● Data supplied:
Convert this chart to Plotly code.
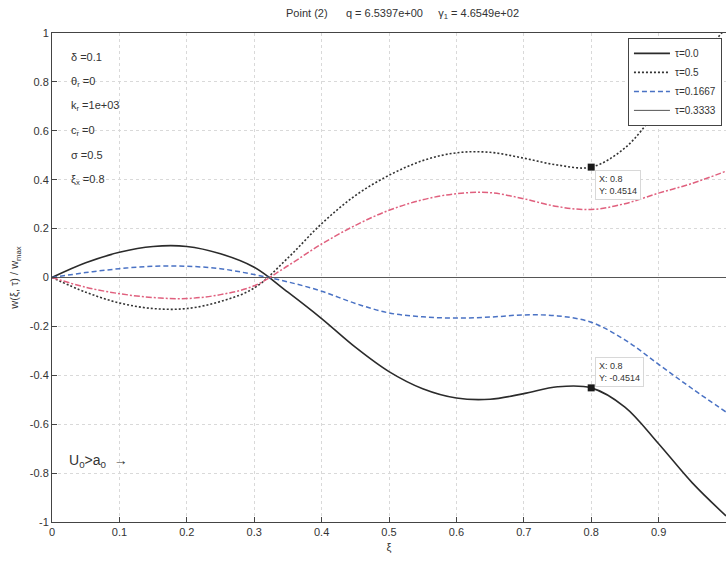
import plotly.graph_objects as go

xi = [0.0, 0.05, 0.1, 0.15, 0.2, 0.25, 0.3, 0.35, 0.4, 0.45, 0.5,
      0.55, 0.6, 0.65, 0.7, 0.75, 0.8, 0.85, 0.9, 0.95, 1.0]

w_tau0 = [0.0, 0.06, 0.103, 0.127, 0.127, 0.097, 0.042, -0.06, -0.168, -0.285, -0.385,
          -0.455, -0.493, -0.498, -0.475, -0.447, -0.4514, -0.53, -0.68, -0.84, -0.975]
w_tau05 = [0.0, -0.06, -0.104, -0.127, -0.127, -0.098, -0.043, 0.08, 0.22, 0.335, 0.418,
           0.478, 0.51, 0.512, 0.488, 0.46, 0.4514, 0.53, 0.69, 0.86, 1.02]
w_tau1667 = [0.0, 0.02, 0.036, 0.046, 0.046, 0.036, 0.012, -0.018, -0.056, -0.106, -0.145,
             -0.161, -0.166, -0.162, -0.153, -0.157, -0.183, -0.255, -0.355, -0.455, -0.55]
w_tau3333_curve = [0.0, -0.04, -0.066, -0.082, -0.086, -0.07, -0.034, 0.048, 0.137, 0.213, 0.275,
                   0.318, 0.343, 0.347, 0.322, 0.29, 0.278, 0.302, 0.345, 0.385, 0.435]
w_zero = [0.0] * len(xi)

tip_x = [0.8, 0.8]
tip_y = [0.4514, -0.4514]
tip_box_top = [0.44, -0.325]

x_ticks = [0, 0.1, 0.2, 0.3, 0.4, 0.5, 0.6, 0.7, 0.8, 0.9]
x_labels = ["0", "0.1", "0.2", "0.3", "0.4", "0.5", "0.6", "0.7", "0.8", "0.9"]
y_ticks = [-1, -0.8, -0.6, -0.4, -0.2, 0, 0.2, 0.4, 0.6, 0.8, 1]
y_labels = ["-1", "-0.8", "-0.6", "-0.4", "-0.2", "0", "0.2", "0.4", "0.6", "0.8", "1"]

params = ["δ =0.1", "θ<sub>r</sub> =0", "k<sub>r</sub> =1e+03", "c<sub>r</sub> =0",
          "σ =0.5", "ξ<sub>x</sub> =0.8"]
param_y = [0.9, 0.8, 0.7, 0.6, 0.5, 0.4]

FONT = "Liberation Sans, Arial, sans-serif"

fig = go.Figure()
fig.add_trace(go.Scatter(x=xi, y=w_tau0, mode="lines", name="τ=0.0",
                         line=dict(color="#2b2b2b", width=1.6, shape="spline", smoothing=1)))
fig.add_trace(go.Scatter(x=xi, y=w_tau05, mode="lines", name="τ=0.5",
                         line=dict(color="#333333", width=1.6, dash="2px,2px", shape="spline", smoothing=1)))
fig.add_trace(go.Scatter(x=xi, y=w_tau1667, mode="lines", name="τ=0.1667",
                         line=dict(color="#4a72c4", width=1.5, dash="5px,3px", shape="spline", smoothing=1)))
fig.add_trace(go.Scatter(x=xi, y=w_zero, mode="lines", name="τ=0.3333",
                         line=dict(color="#555555", width=1)))
fig.add_trace(go.Scatter(x=xi, y=w_tau3333_curve, mode="lines", showlegend=False,
                         line=dict(color="#e0607e", width=1.5, dash="6px,2px,2px,2px",
                                   shape="spline", smoothing=1)))
fig.add_trace(go.Scatter(x=tip_x, y=tip_y, mode="markers", showlegend=False,
                         marker=dict(symbol="square", size=7, color="#1a1a1a")))

for t, yy in zip(params, param_y):
    fig.add_annotation(x=0.025, y=yy, xref="x", yref="y", text=t, showarrow=False,
                       xanchor="left", yanchor="middle",
                       font=dict(family=FONT, size=11, color="#333333"))

fig.add_annotation(x=0.022, y=-0.75, xref="x", yref="y", text="U<sub>0</sub>>a<sub>0</sub>  →",
                   showarrow=False, xanchor="left", yanchor="middle",
                   font=dict(family=FONT, size=14, color="#333333"))

for yy, top in zip(tip_y, tip_box_top):
    fig.add_annotation(x=0.806, y=top, xref="x", yref="y",
                       text="X: 0.8<br>Y: " + ("%.4f" % yy), showarrow=False,
                       xanchor="left", yanchor="top", align="left",
                       bgcolor="white", bordercolor="#d8d8d8", borderwidth=1, borderpad=3,
                       font=dict(family=FONT, size=9, color="#333333"))

fig.add_annotation(x=0.52, y=1.02, xref="paper", yref="paper", yanchor="bottom",
                   text="Point (2)      q = 6.5397e+00     γ<sub>1</sub> = 4.6549e+02",
                   showarrow=False, font=dict(family=FONT, size=11, color="#333333"))

axis_common = dict(showline=True, linecolor="#444444", linewidth=1, mirror=True,
                   ticks="inside", ticklen=5, tickcolor="#444444",
                   showgrid=True, gridcolor="#d9d9d9", griddash="dot", gridwidth=1,
                   zeroline=False, automargin=False,
                   tickfont=dict(family=FONT, size=11, color="#333333"))

fig.update_layout(
    width=726, height=563,
    margin=dict(l=52, r=0, t=33, b=41, autoexpand=False),
    paper_bgcolor="white", plot_bgcolor="white",
    xaxis=dict(range=[0, 1], tickvals=x_ticks, ticktext=x_labels,
               title=dict(text="ξ", font=dict(family=FONT, size=11, color="#333333"), standoff=6),
               **axis_common),
    yaxis=dict(range=[-1, 1], tickvals=y_ticks, ticktext=y_labels,
               title=dict(text="w(ξ, τ) / w<sub>max</sub>",
                          font=dict(family=FONT, size=11, color="#333333"), standoff=8),
               **axis_common),
    legend=dict(x=0.994, y=0.99, xanchor="right", yanchor="top",
                bgcolor="white", bordercolor="#444444", borderwidth=1,
                font=dict(family=FONT, size=10, color="#333333"),
                tracegroupgap=0, itemwidth=36),
    showlegend=True,
)

fig.write_html("out.html", config={"displayModeBar": False},
               post_script="document.body.style.margin='0';document.body.style.overflow='hidden';")
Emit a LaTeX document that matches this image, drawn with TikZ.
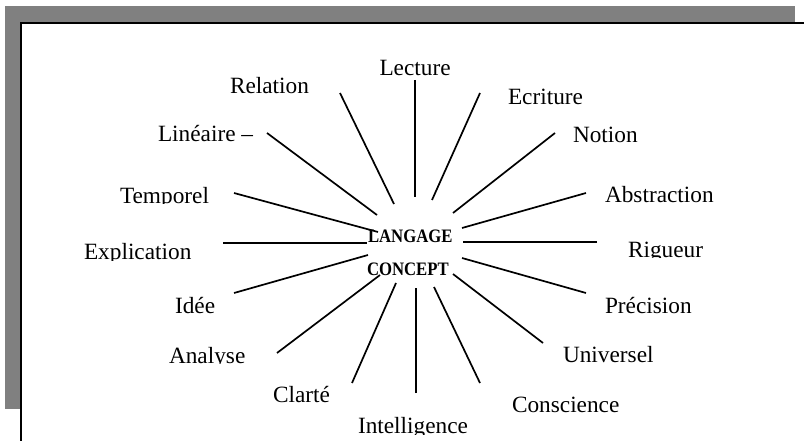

● Given task:
Leave out the pictures and copy the rest of the material above exactly.

● Exercise solution:
Convert this chart to Plotly code.
import plotly.graph_objects as go

xi = [0.0, 0.05, 0.1, 0.15, 0.2, 0.25, 0.3, 0.35, 0.4, 0.45, 0.5,
      0.55, 0.6, 0.65, 0.7, 0.75, 0.8, 0.85, 0.9, 0.95, 1.0]

w_tau0 = [0.0, 0.06, 0.103, 0.127, 0.127, 0.097, 0.042, -0.06, -0.168, -0.285, -0.385,
          -0.455, -0.493, -0.498, -0.475, -0.447, -0.4514, -0.53, -0.68, -0.84, -0.975]
w_tau05 = [0.0, -0.06, -0.104, -0.127, -0.127, -0.098, -0.043, 0.08, 0.22, 0.335, 0.418,
           0.478, 0.51, 0.512, 0.488, 0.46, 0.4514, 0.53, 0.69, 0.86, 1.02]
w_tau1667 = [0.0, 0.02, 0.036, 0.046, 0.046, 0.036, 0.012, -0.018, -0.056, -0.106, -0.145,
             -0.161, -0.166, -0.162, -0.153, -0.157, -0.183, -0.255, -0.355, -0.455, -0.55]
w_tau3333_curve = [0.0, -0.04, -0.066, -0.082, -0.086, -0.07, -0.034, 0.048, 0.137, 0.213, 0.275,
                   0.318, 0.343, 0.347, 0.322, 0.29, 0.278, 0.302, 0.345, 0.385, 0.435]
w_zero = [0.0] * len(xi)

tip_x = [0.8, 0.8]
tip_y = [0.4514, -0.4514]
tip_box_top = [0.44, -0.325]

x_ticks = [0, 0.1, 0.2, 0.3, 0.4, 0.5, 0.6, 0.7, 0.8, 0.9]
x_labels = ["0", "0.1", "0.2", "0.3", "0.4", "0.5", "0.6", "0.7", "0.8", "0.9"]
y_ticks = [-1, -0.8, -0.6, -0.4, -0.2, 0, 0.2, 0.4, 0.6, 0.8, 1]
y_labels = ["-1", "-0.8", "-0.6", "-0.4", "-0.2", "0", "0.2", "0.4", "0.6", "0.8", "1"]

params = ["δ =0.1", "θ<sub>r</sub> =0", "k<sub>r</sub> =1e+03", "c<sub>r</sub> =0",
          "σ =0.5", "ξ<sub>x</sub> =0.8"]
param_y = [0.9, 0.8, 0.7, 0.6, 0.5, 0.4]

FONT = "Liberation Sans, Arial, sans-serif"

fig = go.Figure()
fig.add_trace(go.Scatter(x=xi, y=w_tau0, mode="lines", name="τ=0.0",
                         line=dict(color="#2b2b2b", width=1.6, shape="spline", smoothing=1)))
fig.add_trace(go.Scatter(x=xi, y=w_tau05, mode="lines", name="τ=0.5",
                         line=dict(color="#333333", width=1.6, dash="2px,2px", shape="spline", smoothing=1)))
fig.add_trace(go.Scatter(x=xi, y=w_tau1667, mode="lines", name="τ=0.1667",
                         line=dict(color="#4a72c4", width=1.5, dash="5px,3px", shape="spline", smoothing=1)))
fig.add_trace(go.Scatter(x=xi, y=w_zero, mode="lines", name="τ=0.3333",
                         line=dict(color="#555555", width=1)))
fig.add_trace(go.Scatter(x=xi, y=w_tau3333_curve, mode="lines", showlegend=False,
                         line=dict(color="#e0607e", width=1.5, dash="6px,2px,2px,2px",
                                   shape="spline", smoothing=1)))
fig.add_trace(go.Scatter(x=tip_x, y=tip_y, mode="markers", showlegend=False,
                         marker=dict(symbol="square", size=7, color="#1a1a1a")))

for t, yy in zip(params, param_y):
    fig.add_annotation(x=0.025, y=yy, xref="x", yref="y", text=t, showarrow=False,
                       xanchor="left", yanchor="middle",
                       font=dict(family=FONT, size=11, color="#333333"))

fig.add_annotation(x=0.022, y=-0.75, xref="x", yref="y", text="U<sub>0</sub>>a<sub>0</sub>  →",
                   showarrow=False, xanchor="left", yanchor="middle",
                   font=dict(family=FONT, size=14, color="#333333"))

for yy, top in zip(tip_y, tip_box_top):
    fig.add_annotation(x=0.806, y=top, xref="x", yref="y",
                       text="X: 0.8<br>Y: " + ("%.4f" % yy), showarrow=False,
                       xanchor="left", yanchor="top", align="left",
                       bgcolor="white", bordercolor="#d8d8d8", borderwidth=1, borderpad=3,
                       font=dict(family=FONT, size=9, color="#333333"))

fig.add_annotation(x=0.52, y=1.02, xref="paper", yref="paper", yanchor="bottom",
                   text="Point (2)      q = 6.5397e+00     γ<sub>1</sub> = 4.6549e+02",
                   showarrow=False, font=dict(family=FONT, size=11, color="#333333"))

axis_common = dict(showline=True, linecolor="#444444", linewidth=1, mirror=True,
                   ticks="inside", ticklen=5, tickcolor="#444444",
                   showgrid=True, gridcolor="#d9d9d9", griddash="dot", gridwidth=1,
                   zeroline=False, automargin=False,
                   tickfont=dict(family=FONT, size=11, color="#333333"))

fig.update_layout(
    width=726, height=563,
    margin=dict(l=52, r=0, t=33, b=41, autoexpand=False),
    paper_bgcolor="white", plot_bgcolor="white",
    xaxis=dict(range=[0, 1], tickvals=x_ticks, ticktext=x_labels,
               title=dict(text="ξ", font=dict(family=FONT, size=11, color="#333333"), standoff=6),
               **axis_common),
    yaxis=dict(range=[-1, 1], tickvals=y_ticks, ticktext=y_labels,
               title=dict(text="w(ξ, τ) / w<sub>max</sub>",
                          font=dict(family=FONT, size=11, color="#333333"), standoff=8),
               **axis_common),
    legend=dict(x=0.994, y=0.99, xanchor="right", yanchor="top",
                bgcolor="white", bordercolor="#444444", borderwidth=1,
                font=dict(family=FONT, size=10, color="#333333"),
                tracegroupgap=0, itemwidth=36),
    showlegend=True,
)

fig.write_html("out.html", config={"displayModeBar": False},
               post_script="document.body.style.margin='0';document.body.style.overflow='hidden';")
Emit a LaTeX document that matches this image, drawn with TikZ.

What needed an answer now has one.